Et comment ne pas parler des toisons imposées ? Quand on a vu des chiens du grand Nord avec le pelage qui leur permet d’affronter les intempéries dont nous n’avons pas idée, on se demande vraiment à quoi servent ces toisons, il n’y a pas d’autre mot, ces toisons plus qu’ovines dont nous avons étouffé certaines races sous prétexte de protection et probablement ensuite pour nous singulariser ? Aucun animal sauvage ne présente cette pilosité, en tout cas aucun canidé, le dogue du Thibet lui-même.

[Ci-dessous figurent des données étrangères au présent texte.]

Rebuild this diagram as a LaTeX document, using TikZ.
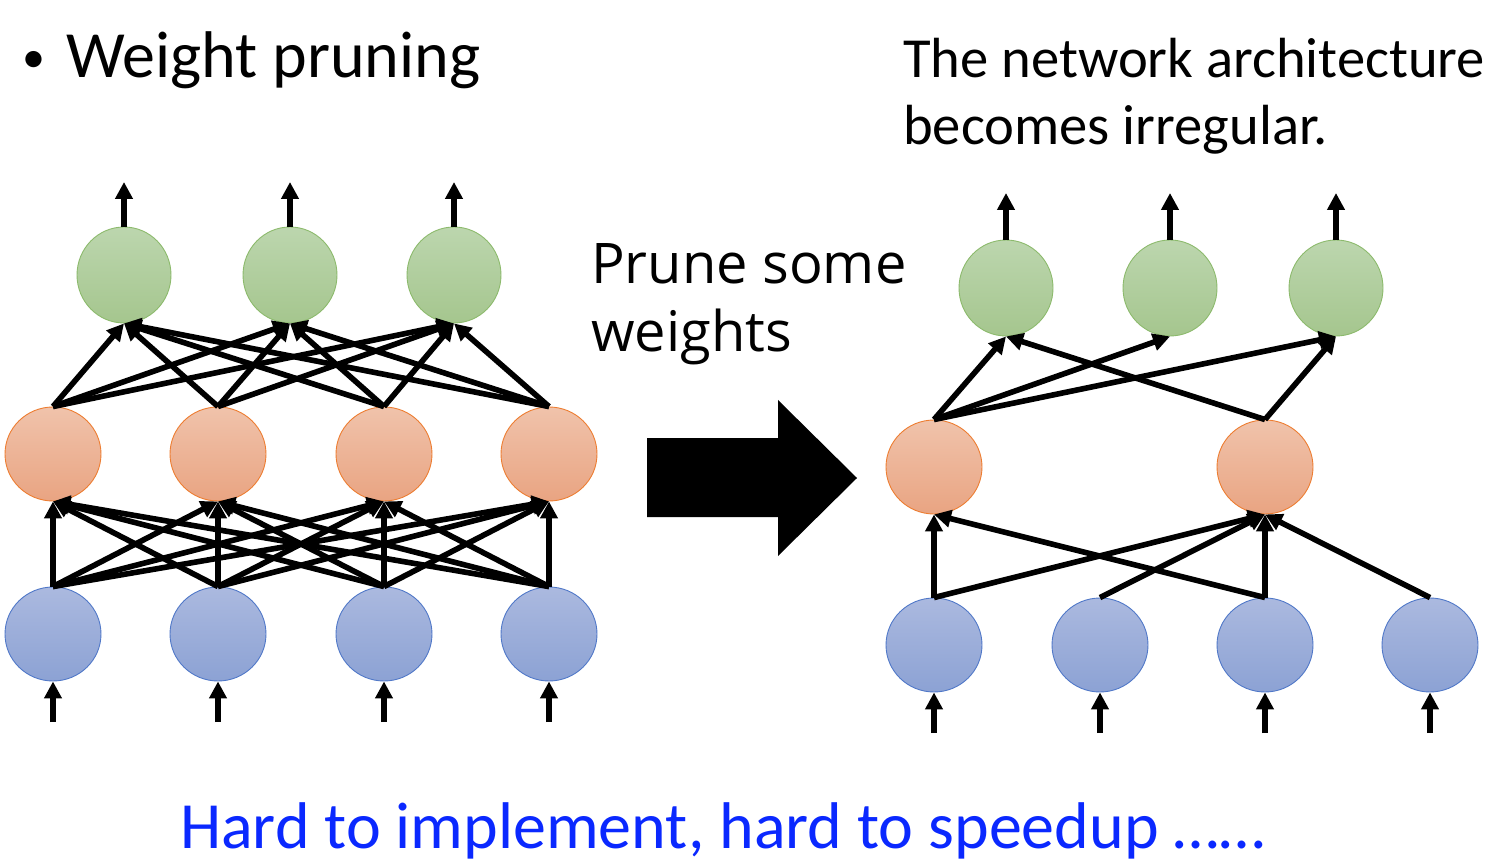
\documentclass[tikz,border=0pt]{standalone}
\usepackage{fontspec}
\setmainfont{Carlito}
\newfontfamily\segfont{Open Sans}
\usetikzlibrary{shapes.geometric,arrows.meta}
\definecolor{gtop}{RGB}{188,214,174}
\definecolor{gbot}{RGB}{165,198,142}
\definecolor{gline}{RGB}{140,186,108}
\definecolor{otop}{RGB}{240,195,171}
\definecolor{obot}{RGB}{233,164,130}
\definecolor{oline}{RGB}{237,125,49}
\definecolor{btop}{RGB}{171,185,223}
\definecolor{bbot}{RGB}{140,162,212}
\definecolor{bline}{RGB}{80,120,200}
\definecolor{hardblue}{RGB}{10,40,255}
\begin{document}
\begin{tikzpicture}[x=1pt,y=-1pt,
  neuron/.style={ellipse, inner sep=0pt, line width=0.9pt},
  gneuron/.style={neuron, minimum width=94pt, minimum height=96pt, draw=gline, top color=gtop, bottom color=gbot},
  oneuron/.style={neuron, minimum width=96pt, minimum height=94pt, draw=oline, top color=otop, bottom color=obot},
  bneuron/.style={neuron, minimum width=96pt, minimum height=94pt, draw=bline, top color=btop, bottom color=bbot},
  conn/.style={line width=5.6pt, -{Triangle[length=17pt,width=17pt]}},
  bigtext/.style={anchor=base west, inner sep=0pt, align=left}
]
\useasboundingbox (0,0) rectangle (1510,866);

% ---------- left network ----------
\foreach \n/\x in {1/124,2/290,3/454}{
  \node[gneuron] (g\n) at (\x,275) {};
  \coordinate (gout\n) at (\x,182);
}
\foreach \n/\x in {1/53,2/218,3/384,4/549}{
  \node[oneuron] (o\n) at (\x,454) {};
  \node[bneuron] (b\n) at (\x,634) {};
  \coordinate (bin\n) at (\x,722);
}
\foreach \i in {1,...,4}{
  \foreach \j in {1,2,3}{
    \draw[conn] (o\i.north) -- (g\j.south);
  }
  \foreach \j in {1,...,4}{
    \draw[conn] (b\i.north) -- (o\j.south);
  }
  \draw[conn] (bin\i) -- (b\i.south);
}
\foreach \j in {1,2,3}{
  \draw[conn] (g\j.north) -- (gout\j);
}

% ---------- right network ----------
\foreach \n/\x in {1/1006,2/1170,3/1336}{
  \node[gneuron] (G\n) at (\x,288) {};
  \coordinate (Gout\n) at (\x,193);
}
\node[oneuron] (O1) at (934,467) {};
\node[oneuron] (O2) at (1265,467) {};
\foreach \n/\x in {1/934,2/1100,3/1265,4/1430}{
  \node[bneuron] (B\n) at (\x,645) {};
  \coordinate (Bin\n) at (\x,733);
}
\draw[conn] (O1.north) -- (G1.south);
\draw[conn] (O1.north) -- (G2.south);
\draw[conn] (O1.north) -- (G3.south);
\draw[conn] (O2.north) -- (G1.south);
\draw[conn] (O2.north) -- (G3.south);
\draw[conn] (B1.north) -- (O1.south);
\draw[conn] (B1.north) -- (O2.south);
\draw[conn] (B2.north) -- (O2.south);
\draw[conn] (B3.north) -- (O1.south);
\draw[conn] (B3.north) -- (O2.south);
\draw[conn] (B4.north) -- (O2.south);
\foreach \j in {1,2,3}{
  \draw[conn] (G\j.north) -- (Gout\j);
}
\foreach \j in {1,...,4}{
  \draw[conn] (Bin\j) -- (B\j.south);
}

% ---------- big arrow ----------
\fill[black] (647,438) -- (778,438) -- (778,400) -- (857,478) -- (778,556) -- (778,517) -- (647,517) -- cycle;

% ---------- texts ----------
\node[bigtext, font=\fontsize{66}{80}\selectfont] (title) at (22,78) {\makebox[44pt][l]{\raisebox{5pt}{\fontsize{46}{46}\selectfont •}}Weight pruning};
\node[bigtext, font=\fontsize{56.6}{67}\selectfont] (irreg) at (903,145) {The network architecture\\becomes irregular.};
\node[bigtext, font=\segfont\fontsize{56}{68}\selectfont] (prune) at (591,352) {Prune some\\weights};
\node[bigtext, font=\fontsize{66}{80}\selectfont, text=hardblue] (hard) at (180,848) {Hard to implement, hard to speedup ……};
\end{tikzpicture}
\end{document}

En résumé, on peut se demander si n’est pas éternelle l’histoire du chien d’Alcibiade. Il s’agit d’épater le public de quelque manière, fût-ce en fabriquant des monstres. Car, il faut bien le dire, beaucoup de nos races domestiques sont représentées par des êtres certainement tarés. Il suffit de contempler le peuple de nos basses-cours pour se convaincre qu’en dehors de la protection de l’homme tant d’animaux dont nous sommes fiers périraient sans délais. Trouve-t-on opportun d’en répandre l’espèce parmi le plus intelligent et certainement le plus attachant de nos compagnons inférieurs ?

J’ai toujours pensé qu’il fallait s’en garder, mais, si je jette aujourd’hui ce cri d’alarme, c’est que je le juge opportun. Nous en sommes à ce point que tout esprit non prévenu et dégagé des conventions de clubs souffre vraiment d’observer la dysharmonie, l’aspect caricatural, auxquels sont parvenues certaines races, dont autrefois nul n’aurait remarqué la regrettable originalité actuelle. Oserait-on appeler cela progrès ?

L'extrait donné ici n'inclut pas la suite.